By CATHY ARONSON transport reporter
Giant planemaker Boeing will help Air New Zealand to review its engineering systems in the wake of Sunday's engine failure.
The findings will be made public, a move the national carrier says is important for its credibility.
Air NZ announced the review after an engine on a Boeing 767-200 failed at 3000m after takeoff from Brisbane for Auckland. It was the fifth scare in as many months.
The airline said yesterday that Boeing would send a senior representative next week to help to set up the review terms and timetable.
Operations and technical vice-president Craig Sinclair said Air NZ would make the findings and recommendations public for the sake of "credibility and transparency".
Engineering, Printing and Manufacturing Union national secretary Andrew Little said the Air NZ engineers welcomed Boeing's participation.
"They know they are in a job where there is no margin for error, and they take it very personally. I think they welcome a fresh pair of eyes to review the process."
Images on a website found by the Herald yesterday show the level of damage caused when part of the turbine disc broke off.
The website - www.members.optushome.com.au/vhrmm/nz767/ - also shows damage to the aircraft's leading wing edge.
An international transport accident expert, Professor Colin Boyd, who is visiting the University of Auckland from the University of Saskatchewan in Canada, said the accident could have been disastrous if the rotating disc holding in the engine blades had broken off on a different angle and struck a fuel tank.
"The really scary thing is what if it had come out on a different angle and had shot out on the inside rather than the outside of the wing root where the fuel tanks are.
"That could have been disastrous.
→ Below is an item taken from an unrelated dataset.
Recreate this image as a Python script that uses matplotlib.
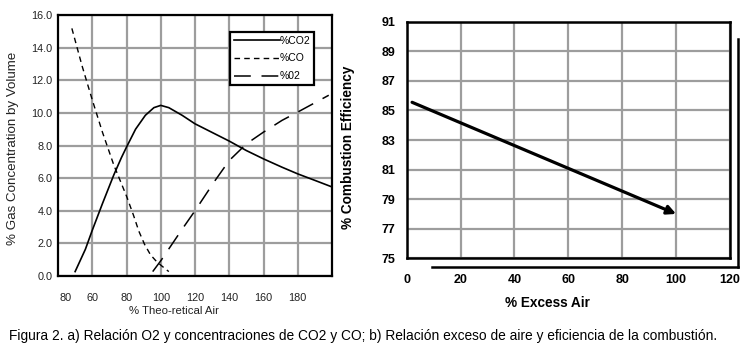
"""Figura 2: gas concentration vs theoretical air, and combustion efficiency vs excess air."""

import matplotlib
matplotlib.use("Agg")
import matplotlib.pyplot as plt
from matplotlib.lines import Line2D

# Panel a) data
CO2_X = [50, 56, 60, 66, 72.6, 77, 80, 85.3, 91, 96, 100, 104.7, 112.5, 120,
         130, 140, 150, 160, 170.8, 180, 190.3, 199.5]
CO2_Y = [0.27, 1.64, 2.8, 4.45, 6.2, 7.25, 7.9, 9.0, 9.85, 10.32, 10.46, 10.32,
         9.85, 9.33, 8.8, 8.27, 7.69, 7.18, 6.67, 6.26, 5.85, 5.48]
CO_X = [48.1, 54, 60, 66, 72.6, 80, 84, 87.2, 90.5, 94, 97, 100.2, 104.7]
CO_Y = [15.18, 12.9, 10.8, 8.8, 6.8, 4.9, 3.75, 2.75, 1.95, 1.3, 0.95, 0.65, 0.27]
O2_X = [95.3, 100.2, 112.5, 120, 131.7, 140, 150, 160, 170.8, 180, 198.1]
O2_Y = [0.27, 0.96, 2.87, 4.0, 5.85, 7.08, 8.1, 8.82, 9.54, 10.05, 11.08]

LEFT_XTICKS = [60, 80, 100, 120, 140, 160, 180]
LEFT_YTICKS = [0, 2, 4, 6, 8, 10, 12, 14, 16]

# Panel b) data
EFF_X = [2, 100]
EFF_Y = [85.55, 78.0]
RIGHT_XTICKS = [0, 20, 40, 60, 80, 100, 120]
RIGHT_YTICKS = [75, 77, 79, 81, 83, 85, 87, 89, 91]

GRID = "#9d9d9d"
W, H = 749, 352

plt.rcParams["font.family"] = ["Liberation Sans", "DejaVu Sans"]

fig = plt.figure(figsize=(W / 100, H / 100), dpi=100)
fig.patch.set_facecolor("white")

# ---- left panel ----
ax1 = fig.add_axes([58 / W, 1 - 276 / H, 274 / W, 261 / H])
ax1.plot(CO2_X, CO2_Y, color="black", lw=1.2, label="%CO2")
ax1.plot(CO_X, CO_Y, color="black", lw=1.0, dashes=(4, 3), label="%CO")
ax1.plot(O2_X, O2_Y, color="black", lw=1.1, dashes=(11, 7), label="%02")
ax1.set_xlim(40, 200)
ax1.set_ylim(0, 16)
ax1.set_xticks(LEFT_XTICKS)
ax1.set_xticklabels([str(v) for v in LEFT_XTICKS])
ax1.set_xticks([44.5], labels=["80"], minor=True)
ax1.set_yticks(LEFT_YTICKS)
ax1.set_yticklabels([f"{v:.1f}" for v in LEFT_YTICKS])
ax1.grid(True, which="major", color=GRID, lw=1.6)
ax1.set_axisbelow(True)
ax1.tick_params(which="both", length=0, labelsize=7.8, labelcolor="#222222")
ax1.tick_params(axis="x", which="both", pad=12)
ax1.tick_params(axis="y", pad=4)
for s in ax1.spines.values():
    s.set_linewidth(1.6)
leg = ax1.legend(loc="upper right", bbox_to_anchor=(0.934, 0.935), fontsize=7.5,
                 handlelength=4.4, handletextpad=0.0, labelspacing=0.75,
                 borderpad=0.35, borderaxespad=0, fancybox=False, framealpha=1,
                 edgecolor="black")
leg.get_frame().set_linewidth(1.6)

fig.text(13 / W, 1 - 148 / H, "% Gas Concentration by Volume", rotation=90,
         ha="center", va="center", fontsize=9.6, color="#222222")
fig.text(174 / W, 1 - 311 / H, "% Theo-retical Air", ha="center", va="center",
         fontsize=8.2, color="#222222")

# ---- right panel ----
ax2 = fig.add_axes([406.7 / W, 1 - 258.3 / H, 323.3 / W, 236.6 / H])
ax2.set_xlim(0, 120)
ax2.set_ylim(75, 91)
ax2.set_xticks(RIGHT_XTICKS)
ax2.set_yticks(RIGHT_YTICKS)
ax2.grid(True, color=GRID, lw=1.6)
ax2.set_axisbelow(True)
ax2.tick_params(length=0, labelsize=9)
ax2.tick_params(axis="x", pad=11)
ax2.tick_params(axis="y", pad=8)
for lab in ax2.get_xticklabels() + ax2.get_yticklabels():
    lab.set_fontweight("bold")
for s in ax2.spines.values():
    s.set_linewidth(1.8)
ax2.annotate("", xy=(EFF_X[1], EFF_Y[1]), xytext=(EFF_X[0], EFF_Y[0]),
             arrowprops=dict(arrowstyle="-|>", color="black", lw=2.3,
                             mutation_scale=13, shrinkA=0, shrinkB=0))

# drop-shadow style frame lines
ax2.add_line(Line2D([1.026, 1.026], [-0.036, 0.926], transform=ax2.transAxes,
                    color="black", lw=1.8, clip_on=False))
ax2.add_line(Line2D([0.077, 1.026], [-0.036, -0.036], transform=ax2.transAxes,
                    color="black", lw=1.8, clip_on=False))

fig.text(348 / W, 1 - 147 / H, "% Combustion Efficiency", rotation=90,
         ha="center", va="center", fontsize=9.8, fontweight="bold")
fig.text(547 / W, 1 - 303 / H, "% Excess Air", ha="center", va="center",
         fontsize=9.8, fontweight="bold")

# caption
fig.text(9 / W, 1 - 336 / H,
         "Figura 2. a) Relación O2 y concentraciones de CO2 y CO; "
         "b) Relación exceso de aire y eficiencia de la combustión.",
         ha="left", va="center", fontsize=9.9)

fig.savefig("out.png", dpi=100)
It was only luck that stopped it."
Mr Sinclair was not willing to speculate on what would have happened if the disc fragment had come out at another angle, saying the airline had to concentrate on why the accident happened.
"That's why they are called uncontained failures, because anything that breaks through an engine casing can create further damage, so that's what makes this so serious."
The airline believed it had met maintenance and airworthiness directives but would review its compliance as part of the investigation, led by the Australian Transport Safety Bureau and including the New Zealand Transport Accident Investigation Commission, Boeing and General Electric, makers of the engine.
The engine has still to be released back to the airline and is expected to take three to four weeks to repair.
Mr Sinclair did not believe there was any link to an incident in Philadelphia two years ago on a Boeing 767 when a high-pressure turbine disc broke during a ground test and the metal hit a fuel tank, causing an explosion and fire. That aircraft had CF6-80C2B2 engines and the Air NZ engine was a CF6-80A2.